Terry Johnson's delicious farcical three-way involving Sigmund Freud, Salvador Dali and the dysfunctional daughter of an abused mother is not only unusually funny, but tenaciously unusual… Antony Sher, hilariously weighing each line with the laboured intensity of a man charging much more than a penny for his thoughts, is a haunted, hunted Freud… Schiller is a joy to watch… And Wilson skilfully treads a fine line between vulnerable patient and avenging harpy in her Freudian slip… this is the ultimate farce as a dream play, and Sher's compelling, distraught protagonist, wild-eyed, bearded and heavily accented, is his own worst nightmare. Great stuff.
Antony Sher is on top form… Sher combines gravitas with hesitancy… Lydia Wilson brings energy to Jessica... Adrian Schiller's amusing Dali strikes curious poses… and David Horovitch hits the right note as Freud's tough-minded neighbour… The staging is inventive, with an excellent set by Lez Brotherston, yet it's the play itself that impresses most… There are plenty of good jokes — not all of the kind to raise a hearty laugh, though some certainly do get such a reaction. But this is also a dark, symbolic portrait of concealment, exposure and recovery… Johnson makes a telling connection between laughter and pain and the result is a nimble, troubling piece that leaves the audience with a lot to think about.
…There is far more to Johnson's confection than mere laughter and clever jokes involving underwear and Freudian slips. It shows us that farce is a very serious business… It's all clever stuff, reminiscent of Tom Stoppard. But it's not just funny, it's unexpectedly moving, too, in this revival directed by the author. On press night the comic timing in the first half was slightly awry, but the heart and soul of this audacious piece remained evident throughout. The wit is never facetious, and the pain that bubbles beneath it is exquisitely balanced in two mighty central performances. Lydia Wilson plays the distress of Jessica… wonderfully well. As Freud, Antony Sher mines the comic pathos of the increasingly bewildered morphine-addled Freud, but also shows the gravitas of the man and his rumbling fears…
…Johnson does something remarkable here combining low farce with intellectual muscle. The result is hilariously funny, genuinely thought-provoking and at key moments, deeply affecting… Johnson directs his own wildly imaginative but also scrupulously researched play with panache, achieving a farcical comic momentum that somehow finds space for moments of both deep emotion and intellectual rigour… the cast is outstanding. Antony Sher… reveals himself as a natural farceur here as Freud… Adrian Schiller delivers a comic tour-de-force… Lydia Wilson is touching… David Horovitch is superb as the solidly respectable doctor who finds himself caught up in the chaos. It's a cracking night that makes you laugh, think and feel – sometimes all at the same time.

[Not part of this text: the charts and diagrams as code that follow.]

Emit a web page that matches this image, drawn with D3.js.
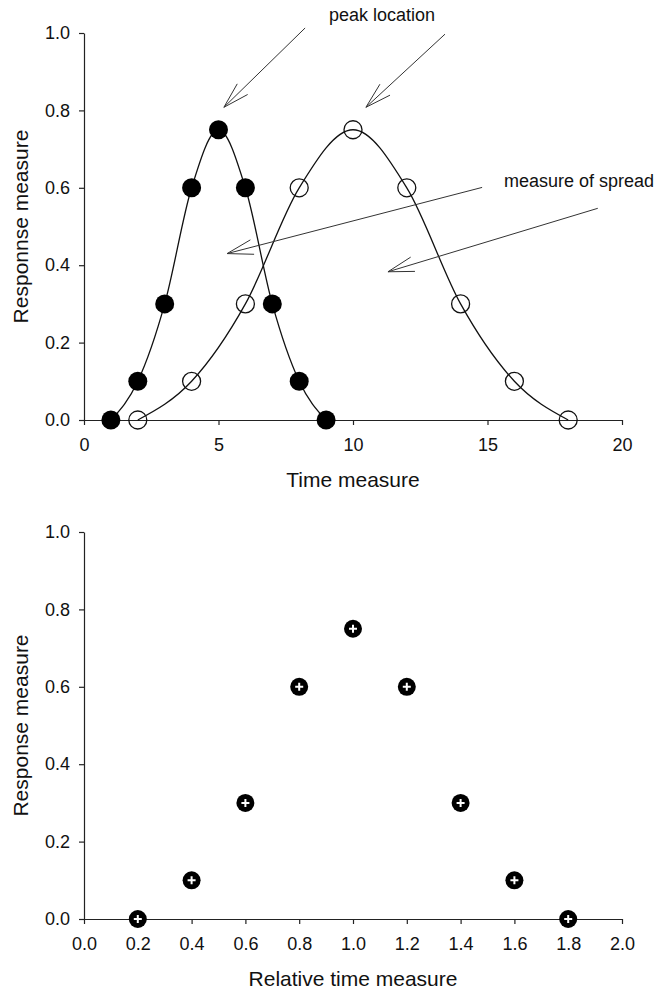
<!DOCTYPE html>
<html>
<head>
<meta charset="utf-8">
<script src="https://cdn.jsdelivr.net/npm/d3@7"></script>
<style>
  body { margin: 0; background: #fff; }
  svg { display: block; font-family: "Liberation Sans", Arial, sans-serif; }
  .axis path, .axis line { stroke: #222; stroke-width: 1.2px; }
  .axis text { font-size: 18px; fill: #111; }
</style>
</head>
<body>
<svg id="chart" width="655" height="989"></svg>
<script>
// top panel: two response curves
const fastTime = [1, 2, 3, 4, 5, 6, 7, 8, 9];
const fastResp = [0, 0.1, 0.3, 0.6, 0.75, 0.6, 0.3, 0.1, 0];
const slowTime = [2, 4, 6, 8, 10, 12, 14, 16, 18];
const slowResp = [0, 0.1, 0.3, 0.6, 0.75, 0.6, 0.3, 0.1, 0];

// bottom panel: relative time
const relTime = [0.2, 0.4, 0.6, 0.8, 1.0, 1.2, 1.4, 1.6, 1.8];
const relResp = [0, 0.1, 0.3, 0.6, 0.75, 0.6, 0.3, 0.1, 0];

const yTicks = [0, 0.2, 0.4, 0.6, 0.8, 1.0];
const topXTicks = [0, 5, 10, 15, 20];
const botXTicks = [0, 0.2, 0.4, 0.6, 0.8, 1.0, 1.2, 1.4, 1.6, 1.8, 2.0];

// annotation arrows in data units of the top panel: [fromX, fromY, toX, toY]
const arrows = [
    [8.22, 1.013, 5.2, 0.808],
    [13.42, 0.997, 10.48, 0.808],
    [14.8, 0.601, 5.32, 0.43],
    [19.1, 0.547, 11.3, 0.383]
];

const svg = d3.select("#chart");

const xTop = d3.scaleLinear().domain([0, 20]).range([84, 622]);
const yTop = d3.scaleLinear().domain([0, 1]).range([420, 33]);
const xBot = d3.scaleLinear().domain([0, 2]).range([84, 622]);
const yBot = d3.scaleLinear().domain([0, 1]).range([919, 532]);

function drawAxes(x, y, xTicks, xFmt, xTitle, yTitle, titleY) {
    svg.append("g")
        .attr("class", "axis")
        .attr("transform", `translate(0, ${y(0)})`)
        .call(d3.axisBottom(x).tickValues(xTicks).tickFormat(xFmt).tickSize(5).tickSizeOuter(0).tickPadding(13));

    svg.append("g")
        .attr("class", "axis")
        .attr("transform", `translate(${x.range()[0]}, 0)`)
        .call(d3.axisLeft(y).tickValues(yTicks).tickFormat(d3.format(".1f")).tickSize(5).tickSizeOuter(0).tickPadding(9));

    svg.append("text")
        .attr("x", (x.range()[0] + x.range()[1]) / 2)
        .attr("y", titleY)
        .attr("text-anchor", "middle")
        .attr("font-size", 21)
        .attr("fill", "#111")
        .text(xTitle);

    const cy = (y.range()[0] + y.range()[1]) / 2;
    svg.append("text")
        .attr("transform", `translate(28, ${cy}) rotate(-90)`)
        .attr("text-anchor", "middle")
        .attr("font-size", 21)
        .attr("fill", "#111")
        .text(yTitle);
}

drawAxes(xTop, yTop, topXTicks, d3.format("d"), "Time measure", "Responnse measure", 487);
drawAxes(xBot, yBot, botXTicks, d3.format(".1f"), "Relative time measure", "Response measure", 986);

// curves
const topLine = d3.line()
    .x(d => xTop(d[0]))
    .y(d => yTop(d[1]))
    .curve(d3.curveMonotoneX);

const fast = fastTime.map((t, i) => [t, fastResp[i]]);
const slow = slowTime.map((t, i) => [t, slowResp[i]]);

[fast, slow].forEach(s => {
    svg.append("path")
        .datum(s)
        .attr("fill", "none")
        .attr("stroke", "#111")
        .attr("stroke-width", 1.3)
        .attr("d", topLine);
});

svg.selectAll(".open")
    .data(slow)
    .enter().append("circle")
    .attr("cx", d => xTop(d[0]))
    .attr("cy", d => yTop(d[1]))
    .attr("r", 9)
    .attr("fill", "none")
    .attr("stroke", "#111")
    .attr("stroke-width", 1.3);

svg.selectAll(".filled")
    .data(fast)
    .enter().append("circle")
    .attr("cx", d => xTop(d[0]))
    .attr("cy", d => yTop(d[1]))
    .attr("r", 9.5)
    .attr("fill", "#000");

// arrows
const headLen = 27, headAng = 16 * Math.PI / 180;
arrows.forEach(a => {
    const x1 = xTop(a[0]), y1 = yTop(a[1]), x2 = xTop(a[2]), y2 = yTop(a[3]);
    const ang = Math.atan2(y1 - y2, x1 - x2);
    const p = d3.path();
    p.moveTo(x1, y1); p.lineTo(x2, y2);
    p.moveTo(x2 + headLen * Math.cos(ang - headAng), y2 + headLen * Math.sin(ang - headAng));
    p.lineTo(x2, y2);
    p.lineTo(x2 + headLen * Math.cos(ang + headAng), y2 + headLen * Math.sin(ang + headAng));
    svg.append("path")
        .attr("d", p.toString())
        .attr("fill", "none")
        .attr("stroke", "#333")
        .attr("stroke-width", 1);
});

svg.append("text")
    .attr("x", 382).attr("y", 21)
    .attr("text-anchor", "middle")
    .attr("font-size", 18)
    .attr("fill", "#111")
    .text("peak location");

svg.append("text")
    .attr("x", 504).attr("y", 187)
    .attr("font-size", 18)
    .attr("fill", "#111")
    .text("measure of spread");

// bottom markers with white cross
const rel = relTime.map((t, i) => [t, relResp[i]]);
const marks = svg.selectAll(".rel")
    .data(rel)
    .enter().append("g")
    .attr("transform", d => `translate(${xBot(d[0])}, ${yBot(d[1])})`);

marks.append("circle")
    .attr("r", 9)
    .attr("fill", "#000");

marks.append("path")
    .attr("d", "M-4,0H4M0,-4V4")
    .attr("stroke", "#fff")
    .attr("stroke-width", 2);
</script>
</body>
</html>
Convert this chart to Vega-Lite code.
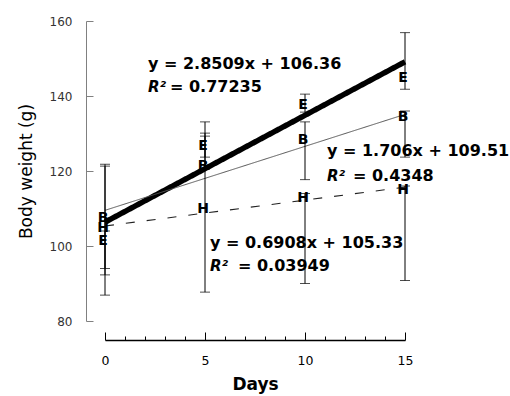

It's a highly original, sophisticated and provocative comedy, asking what we laugh at and why and deliberately pushing the boundaries. And though it's somehow more admirable than likeable, it's hard to imagine it better done than in Johnson's nimble revival, led by Antony Sher. There's an added frisson to this production (seen at Bath Theatre Royal last year) as the London house where the dying Freud spent his final months is only a stroll away from the theatre... Sher is quietly masterful as Freud, his flustered panic giving way to sunken, gnawing distress as he realises he cannot escape this appointment with his darkest fears. And there is excellent support from Adrian Schiller as the pin-thin, pin-striped, neurotic Dalí, David Horovitch as the solid, bemused doctor, and Lydia Wilson as the damaged young woman. A troubling comedy, disturbingly well done.